[Start Recorded information]

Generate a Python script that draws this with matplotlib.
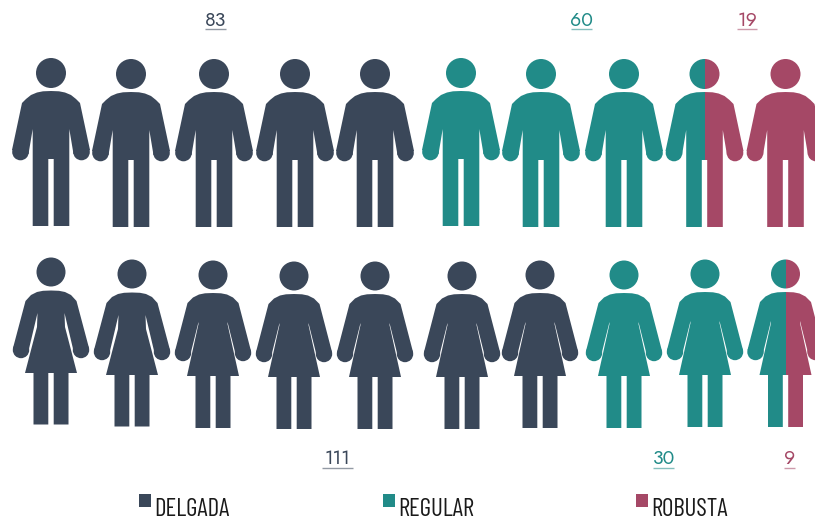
import matplotlib
matplotlib.use("Agg")
import matplotlib.pyplot as plt
from matplotlib.patches import Circle, Polygon, Rectangle

# Data
categories = ["DELGADA", "REGULAR", "ROBUSTA"]
men_counts = [83, 60, 19]
women_counts = [111, 30, 9]
men_icons = [5, 3.5, 1.5]       # icons filled per category
women_icons = [7, 2.5, 0.5]

# Style and layout
colors = ["#3A4759", "#218B88", "#A54866"]
men_x = [51, 131, 214, 295, 375, 461, 541, 624, 704.5, 785.5]
men_y = [73, 74, 74, 74, 74, 73, 74, 74, 74, 74]
women_x = [51, 132, 213, 294, 375, 462, 540, 624, 705, 785.5]
women_y = [272, 274, 275, 276, 276, 276, 275, 275, 274, 274]
men_label_pos = [(215.5, 20), (581.5, 20), (747, 20)]
women_label_pos = [(337.5, 459), (663.5, 459), (789.5, 459)]
men_rule_half = [10.5, 10.5, 10]
women_rule_half = [15.5, 10.5, 5.5]
legend_pos = [(139, 155), (383, 399), (636, 652)]

MAN_HALF = [(0, 18), (8, 18.3), (14, 19.5), (20, 22), (25, 26), (29, 30),
            (39, 77), (22.5, 81), (18.3, 56), (18.3, 153), (2.7, 153), (2.7, 86), (0, 86)]
# first two women have a wider gap under the arm
WOMAN_SLIM = [(0, 18.5), (8, 18.8), (14, 20), (20, 23), (25.5, 29), (38, 76),
              (23, 81), (13.5, 41), (14, 55), (26, 101), (17.5, 101), (17.5, 152.5), (2.7, 152.5),
              (2.7, 101), (0, 101)]
WOMAN_FULL = [(0, 18), (8, 18.3), (14, 19.5), (20, 22.5), (25.5, 28), (38, 76),
              (23, 81), (14.5, 47), (14.5, 49), (26, 101), (17.5, 101), (17.5, 153), (2.7, 153),
              (2.7, 101), (0, 101)]
HAND = {"m": (30.5, 79, 8.3), "w": (30, 78, 8.2)}
HEAD_R = {"m": 15, "w": 14.5}

fig = plt.figure(figsize=(8.15, 5.21), dpi=100)
ax = fig.add_axes([0, 0, 1, 1])
ax.set_xlim(0, 815)
ax.set_ylim(521, 0)
ax.axis("off")


def draw_icon(cx, cy, half, kind, color, x0, x1):
    pts = [(cx + x, cy + y) for x, y in half] + [(cx - x, cy + y) for x, y in reversed(half)]
    hx, hy, hr = HAND[kind]
    clip = Rectangle((x0, 0), x1 - x0, 521, transform=ax.transData)
    shapes = [Polygon(pts, closed=True), Circle((cx, cy), HEAD_R[kind]),
              Circle((cx + hx, cy + hy), hr), Circle((cx - hx, cy + hy), hr)]
    for s in shapes:
        s.set_facecolor(color)
        s.set_edgecolor("none")
        ax.add_patch(s)
        s.set_clip_path(clip)


def draw_row(xs, ys, units, kind):
    start = 0
    for value, color in zip(units, colors):
        end = start + value
        for i, (cx, cy) in enumerate(zip(xs, ys)):
            lo, hi = max(start, i), min(end, i + 1)
            if hi > lo:
                x0 = cx - 45 + 90 * (lo - i)
                x1 = cx - 45 + 90 * (hi - i)
                half = MAN_HALF if kind == "m" else (WOMAN_SLIM if i < 2 else WOMAN_FULL)
                draw_icon(cx, cy, half, kind, color, x0, x1)
        start = end


draw_row(men_x, men_y, men_icons, "m")
draw_row(women_x, women_y, women_icons, "w")


def draw_count(value, pos, half_w, color):
    x, y = pos
    ax.text(x, y, str(value), color=color, fontsize=14, family=["Jost", "Lato"],
            ha="center", va="center")
    ax.plot([x - half_w, x + half_w], [y + 8.5, y + 8.5],
            color=color, lw=1, alpha=0.55, solid_capstyle="butt")


for v, p, h, c in zip(men_counts, men_label_pos, men_rule_half, colors):
    draw_count(v, p, h, c)
for v, p, h, c in zip(women_counts, women_label_pos, women_rule_half, colors):
    draw_count(v, p, h, c)

for name, (sx, tx), c in zip(categories, legend_pos, colors):
    ax.add_patch(Rectangle((sx, 494), 12, 13, facecolor=c, edgecolor="none"))
    ax.text(tx - 1, 510, name, color="#1a1a1a", fontsize=18,
            family=["Barlow Condensed", "Liberation Sans"], ha="left", va="center")

fig.savefig("out.png", dpi=100)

[End Recorded information]

Lines of the listing that contain the word "matplotlib" are to be counted; report only their number.

-- The response --
5